Let P = \{x_0,\ldots,x_n\} be any partition of [0,1]. Since each subinterval [x_{i-1},x_i] contains both rational and irrational points, we have M_i = 1 and m_i = 0 for all i \in \{1,\dots,n\}. Therefore

U(f,P) = \sum^n_{i=1}(1)\Delta x_i = 1 \qquad L(f,P) = \sum^n_{i=1}(0)\Delta x_i = 0.

Since the lower and upper integrals are different for every partition P, f is non-integrable on [0,1]. This special function f is known as the Dirichlet function.

Theorem 4.1.4 (Riemann integrablility Criterion)

Let f be a bounded function on [a,b]. Then f is integrable if and only if for each \varepsilon > 0 there exists a partition P of [a,b] such that

U(f,P) - L(f,P) < \varepsilon.

Direct Proof

Forward direction

Suppose f is integrable, meaning L(f) = U(f).
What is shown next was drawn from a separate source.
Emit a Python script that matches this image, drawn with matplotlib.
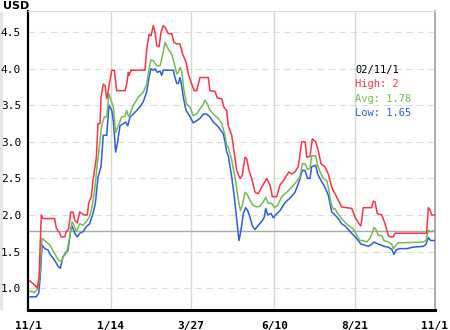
import matplotlib
matplotlib.use("Agg")
import matplotlib.pyplot as plt
import pandas as pd
import numpy as np

start = "2001-11-01"

high_days = [1.5, 6.0, 8.3, 9.9, 11.9, 13.5, 23.9, 25.4, 28.4, 29.9, 32.9, 34.3, 36.5, 38.3, 40.4, 41.9, 44.2, 46.4, 48.4, 50.2,
             53.2, 54.4, 56.8, 58.3, 61.3, 62.8, 64.6, 65.5, 67.5, 69.1, 70.6, 72.0, 73.5, 75.1, 77.4, 79.5, 87.0, 88.5, 90.0, 90.8,
             92.4, 104.9, 106.4, 108.5, 110.3, 112.4, 113.9, 115.4, 117.5, 119.3, 121.3, 122.9, 125.8, 128.9, 130.9, 133.4, 136.3,
             138.7, 141.7, 143.8, 146.8, 149.1, 151.3, 154.2, 161.7, 163.2, 167.7, 169.8, 173.7, 175.8, 178.2, 179.6, 182.7, 185.0,
             187.2, 190.1, 192.2, 194.6, 196.1, 198.2, 200.6, 203.6, 206.5, 209.6, 214.1, 217.0, 219.1, 223.0, 226.0, 229.0, 232.0,
             234.1, 236.5, 239.4, 242.4, 245.5, 248.5, 250.0, 252.9, 255.0, 258.0, 260.3, 262.8, 266.3, 269.3, 272.4, 275.3, 278.3,
             281.3, 290.3, 293.3, 296.8, 298.6, 300.7, 308.2, 309.7, 311.2, 313.2, 317.2, 320.2, 323.1, 324.6, 327.6, 329.1, 357.5,
             359.0, 360.5, 362.0, 365.0]
high_vals = [1.10, 1.04, 1.00, 1.15, 2.00, 1.95, 1.95, 1.82, 1.75, 1.70, 1.70, 1.77, 1.81, 2.04, 2.04, 1.93, 1.89, 2.04, 2.02, 2.00,
             2.00, 2.16, 2.25, 2.47, 2.79, 3.25, 3.25, 3.61, 3.79, 3.77, 3.59, 3.70, 3.84, 3.98, 3.98, 3.70, 3.70, 3.79, 3.95, 3.91,
             3.98, 3.98, 4.25, 4.47, 4.45, 4.59, 4.50, 4.32, 4.30, 4.50, 4.59, 4.57, 4.48, 4.48, 4.36, 4.34, 4.34,
             4.20, 4.09, 3.93, 3.79, 3.70, 3.70, 3.88, 3.88, 3.70, 3.69, 3.60, 3.59, 3.47, 3.43, 3.22, 3.09, 2.84,
             2.61, 2.50, 2.54, 2.79, 2.77, 2.61, 2.50, 2.31, 2.29, 2.38, 2.50, 2.41, 2.25, 2.25, 2.41, 2.47, 2.54,
             2.59, 2.56, 2.59, 2.66, 3.00, 3.00, 2.79, 2.80, 3.04, 3.00, 2.88, 2.70, 2.66, 2.56, 2.38, 2.29, 2.20,
             2.11, 2.09, 1.97, 1.88, 1.85, 2.10, 2.10, 2.19, 2.18, 2.02, 2.00, 1.88, 1.72, 1.70, 1.70, 1.75, 1.75,
             2.10, 2.07, 2.00, 2.00]

avg_days = [1.5, 6.0, 9.0, 10.5, 12.6, 15.0, 19.5, 23.9, 27.5, 29.9, 32.9, 35.2, 37.4, 39.5, 41.3, 43.3, 46.4, 49.3, 52.3, 55.3,
            57.4, 59.8, 62.1, 63.0, 64.6, 66.1, 68.4, 70.6, 72.6, 74.4, 76.5, 78.6, 81.0, 84.0, 87.0, 88.5, 90.0, 91.5, 94.4, 98.9,
            103.4, 106.4, 108.5, 110.3, 112.4, 115.4, 118.4, 121.3, 122.9, 125.8, 128.9, 130.9, 133.4, 134.8, 136.3, 137.8, 139.9,
            142.3, 145.3, 148.2, 151.3, 154.2, 156.7, 158.7, 160.8, 163.2, 166.2, 170.7, 173.7, 176.7, 178.2, 179.6, 182.7, 186.1,
            189.1, 190.6, 192.2, 194.6, 197.0, 199.1, 202.0, 205.1, 208.1, 211.0, 213.2, 215.5, 218.5, 220.9, 223.9, 227.5, 232.0,
            236.5, 239.4, 243.9, 246.0, 248.4, 250.8, 252.9, 254.4, 258.0, 259.8, 261.9, 264.8, 267.9, 269.3, 271.7, 273.8, 275.3,
            277.7, 281.3, 284.3, 287.2, 291.7, 294.8, 297.7, 300.7, 303.7, 306.7, 309.1, 310.3, 312.1, 314.2, 317.2, 319.3, 323.1,
            326.2, 327.6, 330.0, 332.1, 336.6, 354.5, 356.9, 359.0, 361.1, 363.5, 365.0]
avg_vals = [0.96, 0.94, 1.00, 1.15, 1.68, 1.65, 1.59, 1.47, 1.38, 1.36, 1.47, 1.52, 1.70, 1.91, 1.86, 1.77, 1.88, 1.86, 1.91, 1.98,
            2.11, 2.34, 2.70, 2.80, 3.02, 3.22, 3.34, 3.34, 3.66, 3.57, 3.48, 3.13, 3.22, 3.34, 3.35, 3.43, 3.35, 3.38, 3.50, 3.61,
            3.68, 3.79, 4.00, 4.12, 4.11, 4.04, 4.04, 4.23, 4.36, 4.27, 4.20, 4.09, 3.93, 3.95, 4.02, 3.97, 3.70,
            3.52, 3.47, 3.36, 3.38, 3.45, 3.50, 3.57, 3.52, 3.43, 3.38, 3.32, 3.25, 3.09, 2.95, 2.93, 2.75, 2.47,
            2.16, 2.06, 2.13, 2.31, 2.27, 2.20, 2.13, 2.11, 2.12, 2.18, 2.24, 2.16, 2.16, 2.10, 2.13, 2.25, 2.31,
            2.38, 2.43, 2.52, 2.70, 2.70, 2.62, 2.64, 2.81, 2.81, 2.68, 2.59, 2.50, 2.47, 2.38, 2.16, 2.08, 2.09,
            2.02, 1.95, 1.90, 1.86, 1.81, 1.72, 1.65, 1.65, 1.63, 1.68, 1.77, 1.83, 1.80, 1.72, 1.72, 1.65, 1.63,
            1.60, 1.54, 1.59, 1.62, 1.62, 1.63, 1.65, 1.79, 1.77, 1.78, 1.78]

low_days = [1.5, 7.4, 9.6, 11.0, 12.6, 15.0, 17.9, 19.5, 23.9, 26.9, 29.0, 31.4, 33.5, 35.9, 38.3, 39.5, 41.9, 44.2, 46.4, 49.3,
            52.3, 55.3, 58.3, 60.4, 62.8, 65.5, 67.5, 70.6, 72.6, 75.1, 76.5, 77.4, 78.6, 80.4, 82.5, 85.5, 87.6, 89.4, 91.5, 94.4,
            97.5, 100.4, 103.4, 106.4, 108.5, 110.3, 112.4, 113.9, 116.0, 118.4, 119.9, 121.3, 130.3, 131.8, 133.4, 134.8, 136.3,
            137.8, 139.3, 141.7, 144.7, 148.2, 151.3, 154.2, 157.2, 160.3, 163.2, 166.2, 169.8, 172.8, 175.1, 176.7, 178.2, 179.6,
            182.7, 185.0, 187.2, 189.2, 191.0, 193.1, 195.2, 197.0, 199.1, 201.2, 203.6, 206.0, 209.6, 211.9, 213.2, 215.0, 217.9,
            220.0, 222.1, 226.0, 230.5, 235.0, 239.4, 243.0, 246.0, 248.4, 250.8, 252.9, 254.4, 258.0, 259.8, 262.8, 266.3, 269.3,
            272.4, 275.3, 278.3, 281.3, 284.3, 287.2, 290.3, 293.3, 296.2, 298.6, 301.6, 305.2, 308.2, 310.3, 312.7, 316.3, 319.3,
            323.1, 326.2, 328.2, 330.0, 333.0, 339.6, 345.5, 354.5, 356.9, 359.0, 361.1, 365.0]
low_vals = [0.88, 0.88, 0.93, 1.15, 1.59, 1.54, 1.52, 1.47, 1.38, 1.30, 1.27, 1.43, 1.47, 1.52, 1.79, 1.85, 1.75, 1.70, 1.75, 1.77,
            1.84, 1.88, 2.02, 2.16, 2.52, 2.66, 3.09, 3.09, 3.50, 3.43, 3.29, 3.11, 2.86, 3.00, 3.22, 3.25, 3.27, 3.22, 3.34, 3.38,
            3.43, 3.48, 3.55, 3.68, 3.88, 4.00, 3.98, 4.00, 3.95, 3.97, 3.91, 3.98, 3.98, 3.88, 3.80, 3.80, 3.88,
            3.77, 3.61, 3.43, 3.36, 3.26, 3.29, 3.32, 3.38, 3.38, 3.34, 3.27, 3.22, 3.16, 3.11, 3.00, 2.86, 2.81,
            2.52, 2.25, 1.93, 1.65, 1.79, 2.02, 2.10, 2.06, 1.97, 1.85, 1.80, 1.85, 1.91, 1.97, 2.09, 2.00, 2.02,
            1.96, 2.00, 2.06, 2.17, 2.23, 2.31, 2.45, 2.61, 2.61, 2.50, 2.50, 2.66, 2.68, 2.56, 2.47, 2.38, 2.27,
            2.04, 2.00, 1.95, 1.88, 1.85, 1.80, 1.75, 1.70, 1.65, 1.60, 1.59, 1.57, 1.60, 1.63, 1.61, 1.59, 1.57,
            1.56, 1.53, 1.46, 1.52, 1.54, 1.54, 1.56, 1.57, 1.60, 1.69, 1.65, 1.65]

avg_level = 1.78
tick_dates = ["2001-11-01", "2002-01-14", "2002-03-27", "2002-06-10", "2002-08-21", "2002-11-01"]
tick_labels = ["11/1", "1/14", "3/27", "6/10", "8/21", "11/1"]
y_ticks = [1.0, 1.5, 2.0, 2.5, 3.0, 3.5, 4.0, 4.5]
info_lines = ["02/11/1", "High: 2", "Avg: 1.78", "Low: 1.65"]

RED = "#ff3344"
GREEN = "#77bb55"
BLUE = "#2a5fdd"

def to_dates(days):
    return pd.Timestamp(start) + pd.to_timedelta(np.array(days), unit="D")

fig = plt.figure(figsize=(4.5, 3.3), dpi=100)
fig.patch.set_facecolor("white")
ax = fig.add_axes([28 / 450, 1 - 310 / 330, 407 / 450, 299 / 330])

t0 = pd.Timestamp(tick_dates[0])
t1 = pd.Timestamp(tick_dates[-1])
ax.set_xlim(t0, t1)
ax.set_ylim(0.70, 4.79)

for v in y_ticks:
    ax.axhline(v, color="#dddddd", lw=0.8, ls=(0, (6, 4)), zorder=1)
for d in tick_dates[1:-1]:
    ax.axvline(pd.Timestamp(d), color="#d6dccb", lw=1.0, zorder=1)
ax.axhline(avg_level, color="#aaaaaa", lw=1.0, zorder=2)

ax.plot(to_dates(low_days), low_vals, color=BLUE, lw=1.1, zorder=3)
ax.plot(to_dates(avg_days), avg_vals, color=GREEN, lw=1.1, zorder=4)
ax.plot(to_dates(high_days), high_vals, color=RED, lw=1.1, zorder=5)

ax.set_xticks([pd.Timestamp(d) for d in tick_dates])
ax.set_xticklabels(tick_labels, fontsize=8, fontweight="bold", family="DejaVu Sans Mono")
ax.set_yticks(y_ticks)
ax.set_yticklabels([f"{v:.1f}" for v in y_ticks], fontsize=8, family="DejaVu Sans Mono")
ax.tick_params(axis="both", length=0)
ax.tick_params(axis="x", pad=8)
ax.tick_params(axis="y", pad=5)

ax.spines["left"].set_color("black")
ax.spines["left"].set_linewidth(1.6)
ax.spines["bottom"].set_color("black")
ax.spines["bottom"].set_linewidth(2.2)
ax.spines["top"].set_color("#dddddd")
ax.spines["top"].set_linewidth(0.8)
ax.spines["right"].set_color("#aaaaaa")
ax.spines["right"].set_linewidth(1.4)

fig.text(3 / 450, 1 - 6 / 330, "USD", fontsize=8, fontweight="bold", family="DejaVu Sans", va="center", ha="left")

info_colors = ["black", RED, GREEN, BLUE]
info_y = [70, 84, 99, 113]
for txt, c, yy in zip(info_lines, info_colors, info_y):
    fig.text(355 / 450, 1 - yy / 330, txt, color=c, fontsize=7.5, family="DejaVu Sans Mono", va="center", ha="left")

fig.add_artist(plt.Rectangle((0, 1 - 310 / 330), 2.5 / 450, 298 / 330, transform=fig.transFigure,
                             color="#e3e9df", lw=0, zorder=0))

fig.savefig("out.png", dpi=100, facecolor="white")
Given any \varepsilon > 0, there exists a partition P_1 of [a,b] such that

L(f,P_1) > L(f) - \frac{\varepsilon}{2}.

This follows since L(f) is a supremum. Similarly, there exists a partition P_2 of [a,b] such that

U(f,P_2) < U(f) + \frac{\varepsilon}{2}.

Let P = P_1 \cup P_2. Then by Theorem 4.1.1 we have

\begin{align*} U(f,P) - L(f,P) &\leq U(f,P_2) - L(f,P_1)\\ &< \left[U(f) + \frac{\varepsilon}{2}\right] - \left[L(f) - \frac{\varepsilon}{2}\right]\\ &= U(f) - L(f) + \varepsilon = \varepsilon. \end{align*}

Therefore f being integrable implies there exists P such that U(f,P) - L(f,P) < \varepsilon.

Reverse direction

Now, suppose we have P such that U(f,P) - L(f,P) < \varepsilon. Then

U(f) \leq U(f,P) < L(f,P) + \varepsilon \leq L(f) + \varepsilon.

Since \varepsilon > 0 is arbitrary, we have U(f) \leq L(f). By Theorem 4.1.3 we have that L(f) \leq U(f). Thus L(f) = U(f), and f is Riemann integrable.